News Analysis: Standoff in Sabah could derail peace process in Mindanao

MANILA, Philippines (Xinhua) - Even before the Philippine government and the secessionist Moro Islamic Liberation Front (MILF) could sign a final peace accord, an armed group of Filipinos claiming to be the royal armed forces of the Sultanate of Sulu has occupied a coastal town in the Malaysian state of Sabah.

The standoff in Tunduao, Lahad Datu town in Sabah, between the armed Filipinos and the Malaysian police has continued over the weekend.

The Malaysian town is just one hour by speedboat from the town of Simunul in the province of Tawi-Tawi, the southernmost tip of the Philippines.

A report in the Daily Inquirer, a leading newspaper in the Philippines, said that the heirs of the Sultan of Sulu have decided to press their claim to Sabah in the island of Borneo after they were left out in the peace process between the government and the MILF.

The report quoted Sulu Sultanate Crown Prince Rajah Mudah Agbimuddin Kiram as saying that the government appeared to have ignored their stand that their claim to Sabah should be made an " integral and essential" aspect of any peace agreement with any armed group in Mindanao.

Abraham Julpa Idjirani, secretary general and spokesman of the Sultanate of Sulu, said the decision to show not just physical presence but actual occupation of Sabah came late last year, shortly after the Aquino administration signed a Framework Agreement on the Bangsamoro with the MILF.

In October last year, the government of Philippine President Beningo Aquino III and the MILF signed a framework agreement that would end the decades-old Muslim insurrection in Mindanao by the creation of a new political entity called Bangsamoro.

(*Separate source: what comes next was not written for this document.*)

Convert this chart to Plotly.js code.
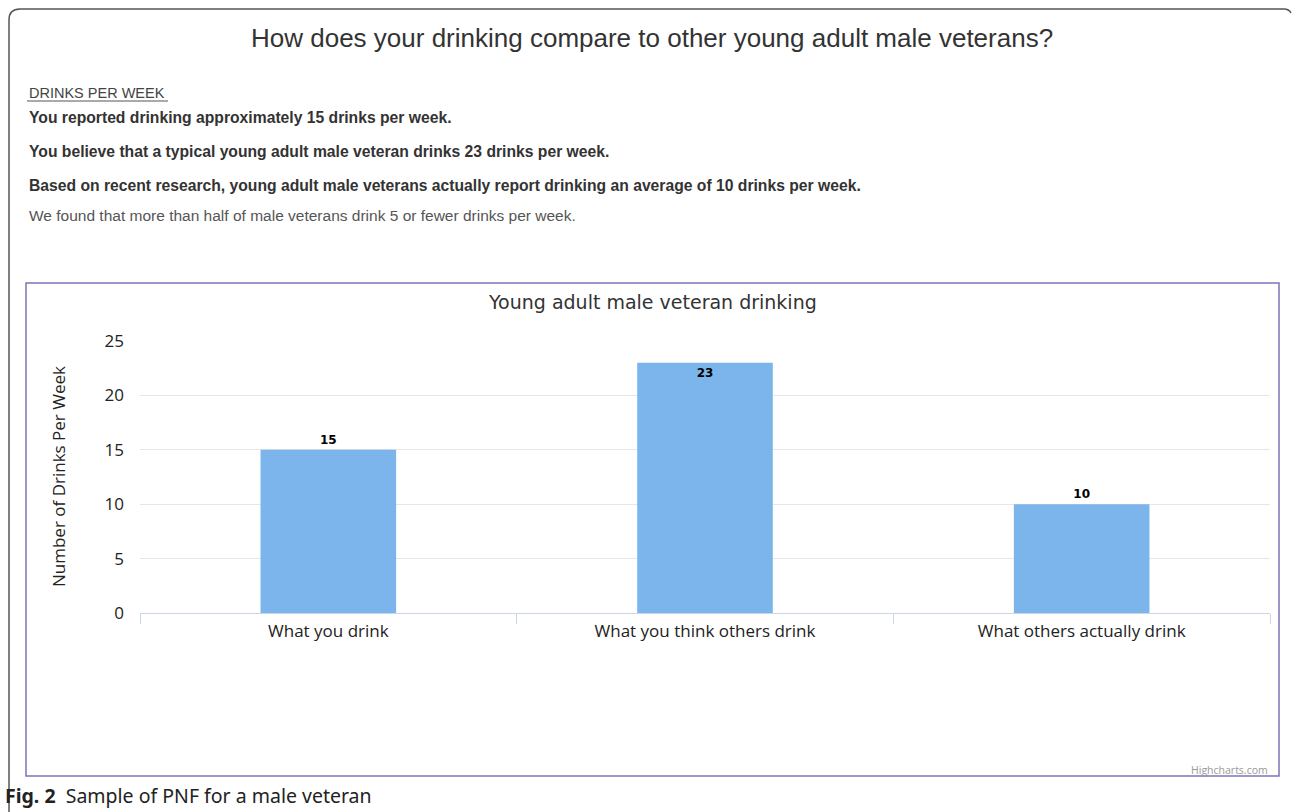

Idjirani said that before the signing of the agreement, the Office of the Presidential Adviser on the Peace Process invited the heirs of the Sultan of Sulu to what was supposed to be a consultation on a peace deal with the MILF.

He said he was asked to give a lecture on the stand of the Sultanate of Sulu at a forum held at the University of the Philippines College of Law.

"We thought finally the government of President Aquino wanted a complete and comprehensive resolution to the peace, security and economic problems of territories in Mindanao by consulting with us. But it was just talk," Idjirani said.

"The framework agreement was finished without even the shadow of the Sultanate of Sulu and North Borneo. They just pretended to consult us," he said.

Rajah Mudah said that the present government in Manila and the previous governments were not interested in their claim and that was why they decided to act on their own.

"What we did was not an act of aggression but a journey back home," Rajah Mudah said.

Reports from Kuala Lumpur said Malaysian security forces had surrounded the Filipinos, whom they believed were a faction of Muslim rebels unhappy with a peace deal with the administration of President Aquino.

Rajah Mudah said he and his group were not arrested but admitted that they were surrounded by Malaysian police forces.

In a statement, the Department of Foreign Affairs (DFA) here said that Malaysian Foreign Minister Anifa Aman had already assured Philippine Foreign Affairs Secretary Albert del Rosario that Malaysia would respect the rights of the Filipinos in the Sabah standoff.

The statement said the Malaysian government had resorted to " negotiations to encourage" the Filipinos "to leave peacefully."

Both the Philippine military and the Malaysian military had established that the Filipinos' activity in Sabah had no approval from the Philippine government, the DFA said.

"In this regard, we therefore urge these concerned individuals to return to their homes and families," the DFA said.

What is happening now in Lahad Datu in Sabah is the direct offshoot of the former claim of the Philippines over much of the eastern part of Sabah, which was formerly known as North Borneo prior to the formation of the Malaysian Federation in 1963.

The Philippines, through the representation of the Sultanate of Sulu, claimed that Sabah was only leased to the British North Borneo Company and Sultanate's sovereignty over the territory was never relinquished.

Malaysia, however, considered this dispute as a "nonissue" as there was no desire from the people of Sabah to be part of the Philippines or of the Sultanate of Sulu.

Even before Malaysia was federated in 1963, the Philippines had already sent delegations to London reminding the British Crown that Sabah belonged to the Philippines.

As of 2004, the Malaysian Embassy in Manila had been paying cession/rental money amounting to $1,500 per year to the heirs of the Sulu Sultanate, which was started by the British government and later assumed by the Malaysian government.

The heirs of the Sulu Sultanate consider this rental as proof that they are indeed the rightful owners of Sabah.